In honor of Women’s History Month, we’re celebrating the history-making female leaders at KIPP schools, KIPP regions, and the KIPP Foundation. In the final installment of our Women at KIPP blog series, KIPP’s female executives offer suggestions for how to find, keep, and support women in leadership positions
By Zoe Fenson, KIPP Foundation Writer
In honor of Women’s History Month, we’re celebrating the history-making female leaders at KIPP schools, KIPP regions, and the KIPP Foundation. In the final installment of our Women at KIPP blog series (read Part 1, Part 2, and Part 3), KIPP’s female executives offer suggestions for how to find, keep, and support women in leadership positions.
What advice would you give an organization that wants to attract and retain more female leaders?
Listen to the women in your organization. Appreciate their leadership style, their way of knowing, their perhaps nonconformist choices. Recognize that when strong, opinionated women come to the table as candidates, they are strong and opinionated, not harsh or brash.
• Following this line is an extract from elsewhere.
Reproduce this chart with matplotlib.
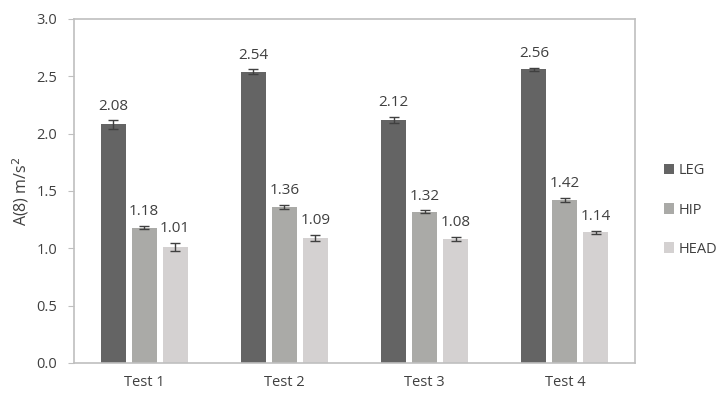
import matplotlib.pyplot as plt
import numpy as np

plt.rcParams['font.family'] = ['Open Sans', 'DejaVu Sans']

tests = ['Test 1', 'Test 2', 'Test 3', 'Test 4']
series = ['LEG', 'HIP', 'HEAD']
leg = [2.08, 2.54, 2.12, 2.56]
hip = [1.18, 1.36, 1.32, 1.42]
head = [1.01, 1.09, 1.08, 1.14]
leg_err = [0.035, 0.02, 0.025, 0.01]
hip_err = [0.015, 0.02, 0.01, 0.02]
head_err = [0.035, 0.025, 0.015, 0.015]
colors = ['#646464', '#aaaaa7', '#d4d1d1']

fig = plt.figure(figsize=(7.21, 3.99), dpi=100)
ax = fig.add_axes([74 / 721, 1 - 363 / 399, (635 - 74) / 721, (363 - 19) / 399])

x = np.arange(len(tests))
width = 0.178
step = 0.221
frame = '#bfbfbf'
text_col = '#404040'

for i, (vals, errs) in enumerate(zip([leg, hip, head], [leg_err, hip_err, head_err])):
    pos = x + (i - 1) * step
    ax.bar(pos, vals, width, color=colors[i], label=series[i], zorder=2)
    ax.errorbar(pos, vals, yerr=errs, fmt='none', ecolor='#404040',
                elinewidth=1, capsize=3.5, capthick=1, zorder=3)
    for p, v, e in zip(pos, vals, errs):
        ax.annotate(f'{v:.2f}', (p, v + e), xytext=(0, 5), textcoords='offset points',
                    ha='center', va='bottom', fontsize=11, color=text_col)

ax.set_xlim(-0.5, 3.5)
ax.set_ylim(0, 3.0)
ax.set_yticks(np.arange(0, 3.01, 0.5))
ax.set_yticklabels([f'{t:.1f}' for t in np.arange(0, 3.01, 0.5)])
ax.set_xticks(x)
ax.set_xticklabels(tests)
for s in ax.spines.values():
    s.set_color(frame)
    s.set_linewidth(1.2)
ax.tick_params(axis='y', colors=frame, labelcolor=text_col, labelsize=10.5, length=4, pad=8)
ax.tick_params(axis='x', length=0, labelcolor=text_col, labelsize=10.5, pad=9)
ax.set_ylabel('A(8) m/s$^2$', fontsize=11.5, color=text_col, labelpad=4)

fig.legend(loc='center left', bbox_to_anchor=(651 / 721, 1 - 210 / 399), frameon=False,
           fontsize=10.5, labelcolor=text_col, handlelength=0.7, handleheight=0.7,
           handletextpad=0.3, labelspacing=1.65)

fig.savefig('out.png', dpi=100)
– Carol Bowar, Chief Operating Officer, KIPP Colorado Public Charter Schools
You have to make it okay to be a woman—a pregnant woman, a mother, a wife, a single woman. Just as work environments are accommodating and welcoming for every facet and phase of a man’s life, they have to be the same way for women.
– Tiffany Flowers, Executive Director, KIPP Charlotte
Create an environment that is conducive to allowing women, and particularly working mothers, be successful and honor their families and outside commitments. Our organization has become better as we have worked to accomplish this ambitious goal.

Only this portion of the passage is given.